Lagarde says Europe's economy would be even worse without the immigrants who moved in after the pandemic
Briefly

A jump in the share of foreign-born workers after the pandemic helped Europe bring inflation down without a sharp growth slowdown. The rise in both the number and participation rate of foreign workers boosted output and filled post-pandemic demand gaps; Germany's GDP would be around 6% lower than in 2019 without their contribution, and Spain's recovery owes much to foreign labor. Increased labor supply eased inflationary pressures in Europe and the United States, while higher immigration provoked political backlash. Migration can ease labor shortages as populations age, but political pressures may limit inflows. Lower inflation-adjusted wages, greater hoarding of workers by companies, and more elderly people joining the labor force also contributed to steady growth even as the ECB raised interest rates. Foreign-born workers made up 9% of the EU labor force in 2022 but accounted for half of the bloc's labor force growth over the past three years.
A jump in the share of foreign-born workers after the pandemic helped Europe bring inflation down without sharply slower growth, European Central Bank President Christine Lagarde said Saturday. A key factor "has been the rise in both the number and participation rate of foreign workers," Lagarde said in a speech in Jackson Hole, Wyoming, at a Federal Reserve economic symposium.

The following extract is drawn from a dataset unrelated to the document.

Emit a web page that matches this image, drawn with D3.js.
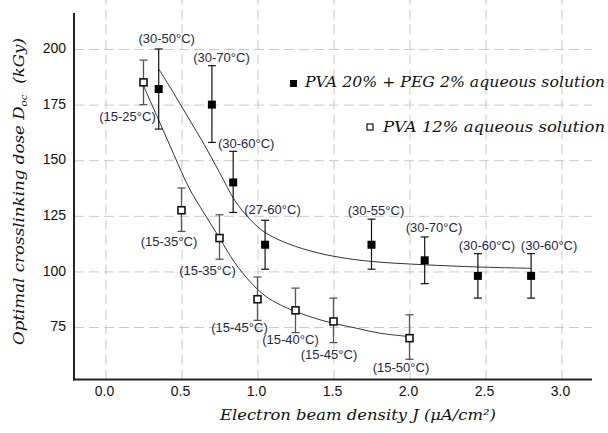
<!DOCTYPE html>
<html><head><meta charset="utf-8">
<script src="https://cdn.jsdelivr.net/npm/d3@7"></script>
<style>body{margin:0;background:#fff}</style>
</head><body><svg id="c" width="608" height="433"></svg>
<script>
// ---- data ----
const xTicks = [0.0, 0.5, 1.0, 1.5, 2.0, 2.5, 3.0];
const yTicks = [75, 100, 125, 150, 175, 200];

const pegJ    = [0.35, 0.70, 0.84, 1.05, 1.75, 2.10, 2.45, 2.80];
const pegD    = [182, 175, 140, 112, 112, 105, 98, 98];
const pegLo   = [164, 158, 126.5, 101, 101, 94.5, 88, 88];
const pegHi   = [200, 192.5, 154, 123, 123.5, 115.5, 108, 108];
const pegTemp = ["(30-50°C)", "(30-70°C)", "(30-60°C)", "(27-60°C)", "(30-55°C)", "(30-70°C)", "(30-60°C)", "(30-60°C)"];

const pvaJ    = [0.25, 0.50, 0.75, 1.00, 1.25, 1.50, 2.00];
const pvaD    = [185, 127.5, 115, 87.5, 82.5, 77.5, 70];
const pvaLo   = [175, 118, 105.5, 78, 72.5, 68, 60.5];
const pvaHi   = [195, 137.5, 125.5, 97.5, 92.5, 88, 80.5];
const pvaTemp = ["(15-25°C)", "(15-35°C)", "(15-35°C)", "(15-45°C)", "(15-40°C)", "(15-45°C)", "(15-50°C)"];

// fitted curves
const pegFitJ = [0.35, 0.45, 0.55, 0.65, 0.75, 0.85, 0.95, 1.05, 1.2, 1.4, 1.6, 1.8, 2.1, 2.45, 2.8];
const pegFitD = [191, 180, 168.5, 157, 144.5, 132, 123.5, 117.5, 112.5, 108.3, 105.7, 104.2, 103, 102, 101.4];
const pvaFitJ = [0.25, 0.35, 0.45, 0.55, 0.65, 0.75, 0.85, 0.95, 1.05, 1.15, 1.25, 1.4, 1.5, 1.65, 1.8, 2.0];
const pvaFitD = [183.5, 168, 152.5, 137.5, 126, 115, 104, 95.5, 89, 85, 82, 78.5, 76.7, 74.5, 72.3, 70.7];

const legendNames = ["PVA 20% + PEG 2% aqueous solution", "PVA 12% aqueous solution"];

// ---- layout (not data) ----
const pegLabelOff = [[8,-46.5],[9.6,-43],[13,-34],[7.4,-30.4],[4.5,-29.7],[9.3,-28.6],[9,-26],[18,-26]];
const pvaLabelOff = [[-16,38.6],[-12.5,36],[-12,37],[-18,33],[-5,34],[-4.5,37.6],[-8.5,34]];

const svg = d3.select("#c");
const x = d3.scaleLinear().domain([-0.2, 3.2]).range([75.1, 591.9]);
const y = d3.scaleLinear().domain([52, 216]).range([378.2, 13.4]);
const L = 74, B = 379.5, R = 592, T = 13;
const gridCol = "#c9c9c9";

// grid
const gx = svg.append("g").attr("transform", `translate(0,${B})`)
  .call(d3.axisBottom(x).tickValues(xTicks).tickSize(-B).tickFormat(""));
gx.select(".domain").remove();
gx.selectAll("line").attr("stroke", gridCol).attr("stroke-dasharray", "10,5");
const gy = svg.append("g").attr("transform", `translate(${L},0)`)
  .call(d3.axisLeft(y).tickValues(yTicks).tickSize(-(R - L)).tickFormat(""));
gy.select(".domain").remove();
gy.selectAll("line").attr("stroke", gridCol).attr("stroke-dasharray", "10,5");

// axis labels
const ax = svg.append("g").attr("transform", `translate(-1.5,${B})`)
  .call(d3.axisBottom(x).tickValues(xTicks).tickSize(0).tickPadding(6.5).tickFormat(d3.format(".1f")));
ax.select(".domain").remove();
ax.selectAll("text").attr("font-family", "Liberation Sans, Arial, sans-serif").attr("font-size", 14).attr("fill", "#111");
const ay = svg.append("g").attr("transform", `translate(${L},0)`)
  .call(d3.axisLeft(y).tickValues(yTicks).tickSize(0).tickPadding(8));
ay.select(".domain").remove();
ay.selectAll("text").attr("font-family", "Liberation Sans, Arial, sans-serif").attr("font-size", 14).attr("fill", "#111").attr("dy", "0.27em");

// axis lines
svg.append("line").attr("x1", L).attr("x2", L).attr("y1", T).attr("y2", B + 1).attr("stroke", "#222").attr("stroke-width", 2);
svg.append("line").attr("x1", L - 1).attr("x2", R).attr("y1", B).attr("y2", B).attr("stroke", "#222").attr("stroke-width", 2);

// fit curves
const line = d3.line().x(d => x(d[0])).y(d => y(d[1])).curve(d3.curveCatmullRom.alpha(0.5));
svg.append("path").attr("d", line(pegFitJ.map((j, i) => [j, pegFitD[i]])))
  .attr("fill", "none").attr("stroke", "#333").attr("stroke-width", 1);
svg.append("path").attr("d", line(pvaFitJ.map((j, i) => [j, pvaFitD[i]])))
  .attr("fill", "none").attr("stroke", "#333").attr("stroke-width", 1);

// error bars
function errBars(J, lo, hi, col, w) {
  const g = svg.append("g").attr("stroke", col).attr("stroke-width", w);
  J.forEach((j, i) => {
    const cx = x(j);
    g.append("line").attr("x1", cx).attr("x2", cx).attr("y1", y(lo[i])).attr("y2", y(hi[i]));
    g.append("line").attr("x1", cx - 4).attr("x2", cx + 4).attr("y1", y(lo[i])).attr("y2", y(lo[i]));
    g.append("line").attr("x1", cx - 4).attr("x2", cx + 4).attr("y1", y(hi[i])).attr("y2", y(hi[i]));
  });
}
errBars(pvaJ, pvaLo, pvaHi, "#555", 1.3);
errBars(pegJ, pegLo, pegHi, "#111", 1.2);

// markers
const s = 8;
svg.append("g").selectAll("rect").data(pvaJ).join("rect")
  .attr("x", (d) => x(d) - s / 2 + 0.5).attr("y", (d, i) => y(pvaD[i]) - s / 2 + 0.5)
  .attr("width", s - 1).attr("height", s - 1).attr("fill", "#fff").attr("stroke", "#111").attr("stroke-width", 1.6);
svg.append("g").selectAll("rect").data(pegJ).join("rect")
  .attr("x", (d) => x(d) - s / 2).attr("y", (d, i) => y(pegD[i]) - s / 2)
  .attr("width", s).attr("height", s).attr("fill", "#000");

// temperature labels
const labCol = "#1c2947";
function labels(J, D, T, off) {
  svg.append("g").selectAll("text").data(J).join("text")
    .attr("x", (d, i) => x(d) + off[i][0]).attr("y", (d, i) => y(D[i]) + off[i][1])
    .attr("text-anchor", "middle").attr("font-family", "Liberation Sans, Arial, sans-serif")
    .attr("font-size", 13).attr("fill", labCol).text((d, i) => T[i]);
}
labels(pegJ, pegD, pegTemp, pegLabelOff);
labels(pvaJ, pvaD, pvaTemp, pvaLabelOff);

// legend
const serif = "DejaVu Serif, serif";
svg.append("rect").attr("x", 290).attr("y", 80).attr("width", 7).attr("height", 7).attr("fill", "#000");
svg.append("text").attr("x", 305).attr("y", 87).attr("font-family", serif).attr("font-style", "italic")
  .attr("font-size", 14.5).attr("textLength", 300).attr("lengthAdjust", "spacingAndGlyphs").attr("fill", "#111").text(legendNames[0]);
svg.append("rect").attr("x", 367).attr("y", 124).attr("width", 6).attr("height", 6).attr("fill", "#fff").attr("stroke", "#111").attr("stroke-width", 1.2);
svg.append("text").attr("x", 383).attr("y", 132).attr("font-family", serif).attr("font-style", "italic")
  .attr("font-size", 14.5).attr("textLength", 222).attr("lengthAdjust", "spacingAndGlyphs").attr("fill", "#111").text(legendNames[1]);

// axis titles
svg.append("text").attr("x", 358).attr("y", 420).attr("text-anchor", "middle")
  .attr("font-family", serif).attr("font-style", "italic").attr("font-size", 14.5).attr("fill", "#111")
  .attr("textLength", 276).attr("lengthAdjust", "spacingAndGlyphs")
  .text("Electron beam density J (μA/cm²)");
const yt = svg.append("text").attr("transform", "translate(24,191.5) rotate(-90)").attr("text-anchor", "middle")
  .attr("font-family", serif).attr("font-style", "italic").attr("font-size", 14.5).attr("fill", "#111")
  .attr("textLength", 307).attr("lengthAdjust", "spacingAndGlyphs");
yt.append("tspan").text("Optimal crosslinking dose D");
yt.append("tspan").attr("font-size", 9).attr("dy", 3).text("oc");
yt.append("tspan").attr("dy", -3).text("\u00a0 (kGy)");
</script></body></html>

Lagarde's comments echoed a common view among economists that an influx of foreign workers helped companies expand their output and meet a spike in demand after the pandemic that followed stimulus benefits. The increased supply helped bring down inflation in Europe and the United States. Yet the rise in immigration also sparked a political backlash in both economies. "Migration could, in principle, play a crucial role in easing" labor shortages as native populations age, Lagarde said.